##### Source material #####
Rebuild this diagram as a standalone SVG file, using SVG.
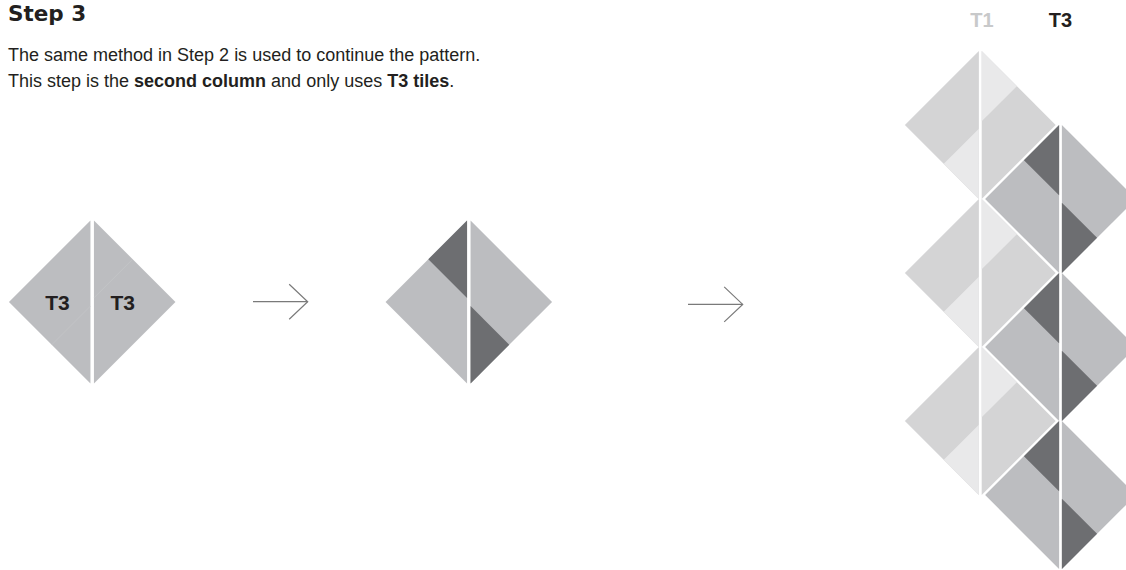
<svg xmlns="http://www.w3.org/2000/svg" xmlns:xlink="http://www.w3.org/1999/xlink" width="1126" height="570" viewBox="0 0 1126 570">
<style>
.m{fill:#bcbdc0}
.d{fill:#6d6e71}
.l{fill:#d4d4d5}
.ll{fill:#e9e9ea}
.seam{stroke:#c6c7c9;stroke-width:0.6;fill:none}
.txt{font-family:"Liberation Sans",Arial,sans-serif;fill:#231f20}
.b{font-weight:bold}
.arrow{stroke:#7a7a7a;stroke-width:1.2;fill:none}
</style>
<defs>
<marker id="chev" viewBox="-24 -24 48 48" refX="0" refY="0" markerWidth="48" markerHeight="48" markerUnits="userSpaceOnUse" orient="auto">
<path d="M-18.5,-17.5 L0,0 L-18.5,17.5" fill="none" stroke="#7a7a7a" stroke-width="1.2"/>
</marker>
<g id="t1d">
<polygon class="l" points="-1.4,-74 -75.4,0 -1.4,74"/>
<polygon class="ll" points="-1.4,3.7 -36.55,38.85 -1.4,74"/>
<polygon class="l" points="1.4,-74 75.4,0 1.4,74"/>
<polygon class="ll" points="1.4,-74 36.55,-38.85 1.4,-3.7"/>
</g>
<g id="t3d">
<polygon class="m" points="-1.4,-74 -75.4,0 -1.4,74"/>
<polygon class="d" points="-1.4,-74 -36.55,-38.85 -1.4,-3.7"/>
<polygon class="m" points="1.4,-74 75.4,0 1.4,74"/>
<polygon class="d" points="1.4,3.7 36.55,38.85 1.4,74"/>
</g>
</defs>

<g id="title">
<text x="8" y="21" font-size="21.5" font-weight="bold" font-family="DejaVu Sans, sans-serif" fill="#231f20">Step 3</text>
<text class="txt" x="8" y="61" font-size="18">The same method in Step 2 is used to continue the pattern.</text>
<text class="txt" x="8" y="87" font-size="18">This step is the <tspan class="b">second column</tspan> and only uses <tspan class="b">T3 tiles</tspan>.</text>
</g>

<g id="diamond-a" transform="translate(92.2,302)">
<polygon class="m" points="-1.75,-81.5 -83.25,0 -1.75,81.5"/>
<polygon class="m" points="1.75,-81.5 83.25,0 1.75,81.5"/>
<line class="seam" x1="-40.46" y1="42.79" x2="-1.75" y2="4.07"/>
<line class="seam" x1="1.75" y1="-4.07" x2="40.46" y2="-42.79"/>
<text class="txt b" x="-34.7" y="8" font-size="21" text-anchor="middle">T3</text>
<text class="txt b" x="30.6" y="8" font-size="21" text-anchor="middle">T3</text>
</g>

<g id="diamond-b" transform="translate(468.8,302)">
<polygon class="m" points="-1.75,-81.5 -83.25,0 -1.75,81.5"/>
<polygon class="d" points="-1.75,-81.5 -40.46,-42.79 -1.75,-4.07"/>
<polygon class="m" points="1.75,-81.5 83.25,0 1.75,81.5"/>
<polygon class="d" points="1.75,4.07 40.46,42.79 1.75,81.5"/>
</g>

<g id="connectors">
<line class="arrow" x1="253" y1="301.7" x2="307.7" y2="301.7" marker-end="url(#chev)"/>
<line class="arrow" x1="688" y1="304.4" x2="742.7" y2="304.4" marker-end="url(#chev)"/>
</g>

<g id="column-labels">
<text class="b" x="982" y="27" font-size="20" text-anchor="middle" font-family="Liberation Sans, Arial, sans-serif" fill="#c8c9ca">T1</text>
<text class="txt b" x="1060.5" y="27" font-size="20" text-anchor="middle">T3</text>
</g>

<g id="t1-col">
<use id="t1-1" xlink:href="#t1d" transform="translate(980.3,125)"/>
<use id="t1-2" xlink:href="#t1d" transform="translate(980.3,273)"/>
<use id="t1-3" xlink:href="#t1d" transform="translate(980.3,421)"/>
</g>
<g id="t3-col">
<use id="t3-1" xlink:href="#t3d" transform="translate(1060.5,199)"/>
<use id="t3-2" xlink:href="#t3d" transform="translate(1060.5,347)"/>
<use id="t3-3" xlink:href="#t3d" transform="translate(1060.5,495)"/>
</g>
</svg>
#####
- [Exercise instructions]:
Reproduce every line of the material precisely, omitting its pictures.

- [Reply to the exercise]:
Rebuild this diagram as a standalone SVG file, using SVG.
<svg xmlns="http://www.w3.org/2000/svg" xmlns:xlink="http://www.w3.org/1999/xlink" width="1126" height="570" viewBox="0 0 1126 570">
<style>
.m{fill:#bcbdc0}
.d{fill:#6d6e71}
.l{fill:#d4d4d5}
.ll{fill:#e9e9ea}
.seam{stroke:#c6c7c9;stroke-width:0.6;fill:none}
.txt{font-family:"Liberation Sans",Arial,sans-serif;fill:#231f20}
.b{font-weight:bold}
.arrow{stroke:#7a7a7a;stroke-width:1.2;fill:none}
</style>
<defs>
<marker id="chev" viewBox="-24 -24 48 48" refX="0" refY="0" markerWidth="48" markerHeight="48" markerUnits="userSpaceOnUse" orient="auto">
<path d="M-18.5,-17.5 L0,0 L-18.5,17.5" fill="none" stroke="#7a7a7a" stroke-width="1.2"/>
</marker>
<g id="t1d">
<polygon class="l" points="-1.4,-74 -75.4,0 -1.4,74"/>
<polygon class="ll" points="-1.4,3.7 -36.55,38.85 -1.4,74"/>
<polygon class="l" points="1.4,-74 75.4,0 1.4,74"/>
<polygon class="ll" points="1.4,-74 36.55,-38.85 1.4,-3.7"/>
</g>
<g id="t3d">
<polygon class="m" points="-1.4,-74 -75.4,0 -1.4,74"/>
<polygon class="d" points="-1.4,-74 -36.55,-38.85 -1.4,-3.7"/>
<polygon class="m" points="1.4,-74 75.4,0 1.4,74"/>
<polygon class="d" points="1.4,3.7 36.55,38.85 1.4,74"/>
</g>
</defs>

<g id="title">
<text x="8" y="21" font-size="21.5" font-weight="bold" font-family="DejaVu Sans, sans-serif" fill="#231f20">Step 3</text>
<text class="txt" x="8" y="61" font-size="18">The same method in Step 2 is used to continue the pattern.</text>
<text class="txt" x="8" y="87" font-size="18">This step is the <tspan class="b">second column</tspan> and only uses <tspan class="b">T3 tiles</tspan>.</text>
</g>

<g id="diamond-a" transform="translate(92.2,302)">
<polygon class="m" points="-1.75,-81.5 -83.25,0 -1.75,81.5"/>
<polygon class="m" points="1.75,-81.5 83.25,0 1.75,81.5"/>
<line class="seam" x1="-40.46" y1="42.79" x2="-1.75" y2="4.07"/>
<line class="seam" x1="1.75" y1="-4.07" x2="40.46" y2="-42.79"/>
<text class="txt b" x="-34.7" y="8" font-size="21" text-anchor="middle">T3</text>
<text class="txt b" x="30.6" y="8" font-size="21" text-anchor="middle">T3</text>
</g>

<g id="diamond-b" transform="translate(468.8,302)">
<polygon class="m" points="-1.75,-81.5 -83.25,0 -1.75,81.5"/>
<polygon class="d" points="-1.75,-81.5 -40.46,-42.79 -1.75,-4.07"/>
<polygon class="m" points="1.75,-81.5 83.25,0 1.75,81.5"/>
<polygon class="d" points="1.75,4.07 40.46,42.79 1.75,81.5"/>
</g>

<g id="connectors">
<line class="arrow" x1="253" y1="301.7" x2="307.7" y2="301.7" marker-end="url(#chev)"/>
<line class="arrow" x1="688" y1="304.4" x2="742.7" y2="304.4" marker-end="url(#chev)"/>
</g>

<g id="column-labels">
<text class="b" x="982" y="27" font-size="20" text-anchor="middle" font-family="Liberation Sans, Arial, sans-serif" fill="#c8c9ca">T1</text>
<text class="txt b" x="1060.5" y="27" font-size="20" text-anchor="middle">T3</text>
</g>

<g id="t1-col">
<use id="t1-1" xlink:href="#t1d" transform="translate(980.3,125)"/>
<use id="t1-2" xlink:href="#t1d" transform="translate(980.3,273)"/>
<use id="t1-3" xlink:href="#t1d" transform="translate(980.3,421)"/>
</g>
<g id="t3-col">
<use id="t3-1" xlink:href="#t3d" transform="translate(1060.5,199)"/>
<use id="t3-2" xlink:href="#t3d" transform="translate(1060.5,347)"/>
<use id="t3-3" xlink:href="#t3d" transform="translate(1060.5,495)"/>
</g>
</svg>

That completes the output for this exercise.